Assigned to investigate a three-eyed (Or maybe one-eyed? Or two-eyed?) lizard monster, Mulder can only roll his eyes. Is this just another wild monster chase?
Mulder’s bitter skepticism is met with Scully’s enthusiasm. With The X-Files reopened, Scully realizes that it never mattered whether or not the object of their search was real. Chasing X-Files is fun!
And so the hunt begins, with Mulder and Scully switching roles at the crime scene. Is this the lizard monster’s lair? Nah, just grey wolves, Mulder concludes. But in short order they’ve tracked the monster down to a truck stop and very nearly trip over another dead body.
After some misadventures with Mulder’s new camera app (constantly snapping pictures so he doesn’t miss out—like all the other witnesses to paranormal phenomena—is one of the episode’s better running gags) and an elaborate peeping tom hotel, Scully and Mulder track down their mysterious, shape-shifting lizard man.
But just when Mulder is staring to get his mojo back (This blood-squirting defense response resembles the horned toad, Mulder explains with evident glee. “The Internet’s not good for you,” Scully responds.), he’s confronted by more absurdity than he can handle. And this is Mulder we’re talking about, the very same Mulder who found Eugene Tooms plausible.
By day the were-monster is a sad-sack manager at a smartphone store (played by funny Kiwi Rhys Darby), transforming into a lizard man at night. But when Mulder confronts him in a graveyard, he learns that the truth is even stranger. The were-monster was a lizard man all along, cursed to become a were-human because of a human’s bite. The curse even compels him to seek out stable employment, wear underwear, and plan for retirement.
Just as it does with Mulder, the plot reveal in “Mulder and Scully Meet The Were-Monster” overturns our expectations of how these things are meant to go. And yet, the lizard guy is right, is a lizard that turns into a man really any stranger than a man who turns into a lizard?
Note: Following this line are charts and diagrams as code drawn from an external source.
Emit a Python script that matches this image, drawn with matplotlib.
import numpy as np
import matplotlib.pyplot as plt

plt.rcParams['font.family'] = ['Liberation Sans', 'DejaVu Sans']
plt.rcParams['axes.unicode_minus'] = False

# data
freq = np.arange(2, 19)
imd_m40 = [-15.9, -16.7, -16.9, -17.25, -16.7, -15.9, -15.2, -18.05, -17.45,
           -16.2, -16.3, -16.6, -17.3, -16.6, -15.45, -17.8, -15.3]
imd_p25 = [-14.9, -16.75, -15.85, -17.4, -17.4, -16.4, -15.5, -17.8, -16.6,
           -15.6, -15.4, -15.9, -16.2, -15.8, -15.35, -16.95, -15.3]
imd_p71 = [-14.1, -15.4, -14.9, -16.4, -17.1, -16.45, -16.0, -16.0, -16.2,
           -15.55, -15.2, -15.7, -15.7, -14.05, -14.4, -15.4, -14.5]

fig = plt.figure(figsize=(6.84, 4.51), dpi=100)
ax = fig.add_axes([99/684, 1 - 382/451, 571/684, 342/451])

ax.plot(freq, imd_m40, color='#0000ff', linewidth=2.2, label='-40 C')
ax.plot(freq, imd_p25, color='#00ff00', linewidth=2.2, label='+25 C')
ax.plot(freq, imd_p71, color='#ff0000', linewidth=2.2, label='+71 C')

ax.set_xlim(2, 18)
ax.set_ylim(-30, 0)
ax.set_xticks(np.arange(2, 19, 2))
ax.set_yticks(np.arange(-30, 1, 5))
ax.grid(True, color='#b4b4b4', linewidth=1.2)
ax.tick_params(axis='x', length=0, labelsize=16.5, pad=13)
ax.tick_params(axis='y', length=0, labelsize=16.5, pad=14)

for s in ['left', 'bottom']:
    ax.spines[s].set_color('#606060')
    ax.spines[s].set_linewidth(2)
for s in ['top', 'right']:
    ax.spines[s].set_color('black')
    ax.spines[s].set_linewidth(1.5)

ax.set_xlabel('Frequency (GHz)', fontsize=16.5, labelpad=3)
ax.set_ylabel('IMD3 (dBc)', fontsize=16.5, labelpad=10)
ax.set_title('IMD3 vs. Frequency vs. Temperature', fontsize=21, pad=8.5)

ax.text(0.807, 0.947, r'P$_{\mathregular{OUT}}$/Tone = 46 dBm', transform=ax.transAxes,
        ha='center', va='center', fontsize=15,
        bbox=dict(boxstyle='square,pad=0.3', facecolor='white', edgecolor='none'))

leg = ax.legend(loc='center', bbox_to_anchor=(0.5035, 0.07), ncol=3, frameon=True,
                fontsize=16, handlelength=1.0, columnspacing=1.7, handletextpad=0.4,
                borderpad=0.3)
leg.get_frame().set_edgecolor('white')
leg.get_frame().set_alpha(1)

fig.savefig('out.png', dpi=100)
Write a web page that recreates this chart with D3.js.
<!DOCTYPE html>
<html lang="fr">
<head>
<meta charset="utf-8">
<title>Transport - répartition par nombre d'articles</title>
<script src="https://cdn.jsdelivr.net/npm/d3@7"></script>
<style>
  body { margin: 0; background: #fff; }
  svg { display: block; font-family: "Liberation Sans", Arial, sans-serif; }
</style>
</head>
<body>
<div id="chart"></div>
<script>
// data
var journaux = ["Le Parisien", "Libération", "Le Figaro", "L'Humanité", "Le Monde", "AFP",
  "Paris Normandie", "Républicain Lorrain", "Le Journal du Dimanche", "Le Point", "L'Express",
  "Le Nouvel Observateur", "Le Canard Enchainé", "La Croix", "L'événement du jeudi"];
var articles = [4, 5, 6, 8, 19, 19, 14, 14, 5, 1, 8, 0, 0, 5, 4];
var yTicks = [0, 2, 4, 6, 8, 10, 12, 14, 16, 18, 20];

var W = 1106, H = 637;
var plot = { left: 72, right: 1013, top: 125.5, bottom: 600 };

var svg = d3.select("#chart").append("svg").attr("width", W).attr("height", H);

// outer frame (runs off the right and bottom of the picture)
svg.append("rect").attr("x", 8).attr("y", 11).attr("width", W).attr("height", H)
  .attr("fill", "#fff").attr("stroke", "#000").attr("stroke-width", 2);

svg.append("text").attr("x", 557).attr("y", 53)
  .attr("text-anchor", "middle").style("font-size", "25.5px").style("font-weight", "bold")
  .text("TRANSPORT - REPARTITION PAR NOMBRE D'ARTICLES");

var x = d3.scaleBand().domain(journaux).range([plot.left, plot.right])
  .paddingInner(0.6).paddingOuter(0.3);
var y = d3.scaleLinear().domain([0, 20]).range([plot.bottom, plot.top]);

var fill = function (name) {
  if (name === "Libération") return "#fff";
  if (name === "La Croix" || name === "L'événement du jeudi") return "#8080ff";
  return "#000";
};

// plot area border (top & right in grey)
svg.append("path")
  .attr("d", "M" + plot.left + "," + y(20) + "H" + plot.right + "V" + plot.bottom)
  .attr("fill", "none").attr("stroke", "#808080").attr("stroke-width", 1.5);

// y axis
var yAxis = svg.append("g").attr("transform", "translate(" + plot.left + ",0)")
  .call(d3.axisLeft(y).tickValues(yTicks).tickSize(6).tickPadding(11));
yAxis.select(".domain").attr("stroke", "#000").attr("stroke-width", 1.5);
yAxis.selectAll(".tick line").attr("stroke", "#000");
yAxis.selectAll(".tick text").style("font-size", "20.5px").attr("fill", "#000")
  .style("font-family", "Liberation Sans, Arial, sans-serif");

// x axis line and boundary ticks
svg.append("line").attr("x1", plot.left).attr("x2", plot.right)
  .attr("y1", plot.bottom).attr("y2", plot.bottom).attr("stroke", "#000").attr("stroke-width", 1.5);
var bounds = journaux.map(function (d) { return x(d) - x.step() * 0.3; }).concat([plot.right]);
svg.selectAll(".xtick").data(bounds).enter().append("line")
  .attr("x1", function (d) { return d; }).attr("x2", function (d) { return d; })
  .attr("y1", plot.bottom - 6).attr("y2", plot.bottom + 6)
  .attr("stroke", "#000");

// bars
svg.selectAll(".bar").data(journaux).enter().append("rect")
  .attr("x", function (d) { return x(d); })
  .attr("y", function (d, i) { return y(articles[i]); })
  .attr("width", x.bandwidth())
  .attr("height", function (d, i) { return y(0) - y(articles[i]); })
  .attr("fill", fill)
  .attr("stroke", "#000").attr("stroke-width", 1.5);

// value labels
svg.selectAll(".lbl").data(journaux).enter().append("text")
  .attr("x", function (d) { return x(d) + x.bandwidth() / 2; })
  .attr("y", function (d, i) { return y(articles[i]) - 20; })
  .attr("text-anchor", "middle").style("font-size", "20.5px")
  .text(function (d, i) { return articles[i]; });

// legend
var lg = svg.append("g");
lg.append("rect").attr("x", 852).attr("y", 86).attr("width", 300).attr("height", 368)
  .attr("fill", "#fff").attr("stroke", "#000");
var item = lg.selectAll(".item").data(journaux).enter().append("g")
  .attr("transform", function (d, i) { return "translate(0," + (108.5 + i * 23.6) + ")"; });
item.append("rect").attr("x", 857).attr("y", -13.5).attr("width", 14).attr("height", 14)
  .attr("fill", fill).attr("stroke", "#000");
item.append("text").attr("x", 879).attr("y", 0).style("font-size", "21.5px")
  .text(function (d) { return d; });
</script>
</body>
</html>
Mulder’s doubts are assaulted with the truth, but it’s a truth so absurd that it can’t possibly be believed. Scully can handle it—she’s just along for the ride—but what can Mulder do with a reality that can’t possibly fit reality?
At the end of the third X-Files episode, “Mulder and Scully Meet the Were-Monster,” Mulder doesn’t have a concrete answer. Still, he knows, once more, the world is a strange place. And when it comes to The X-Files , that will have to do.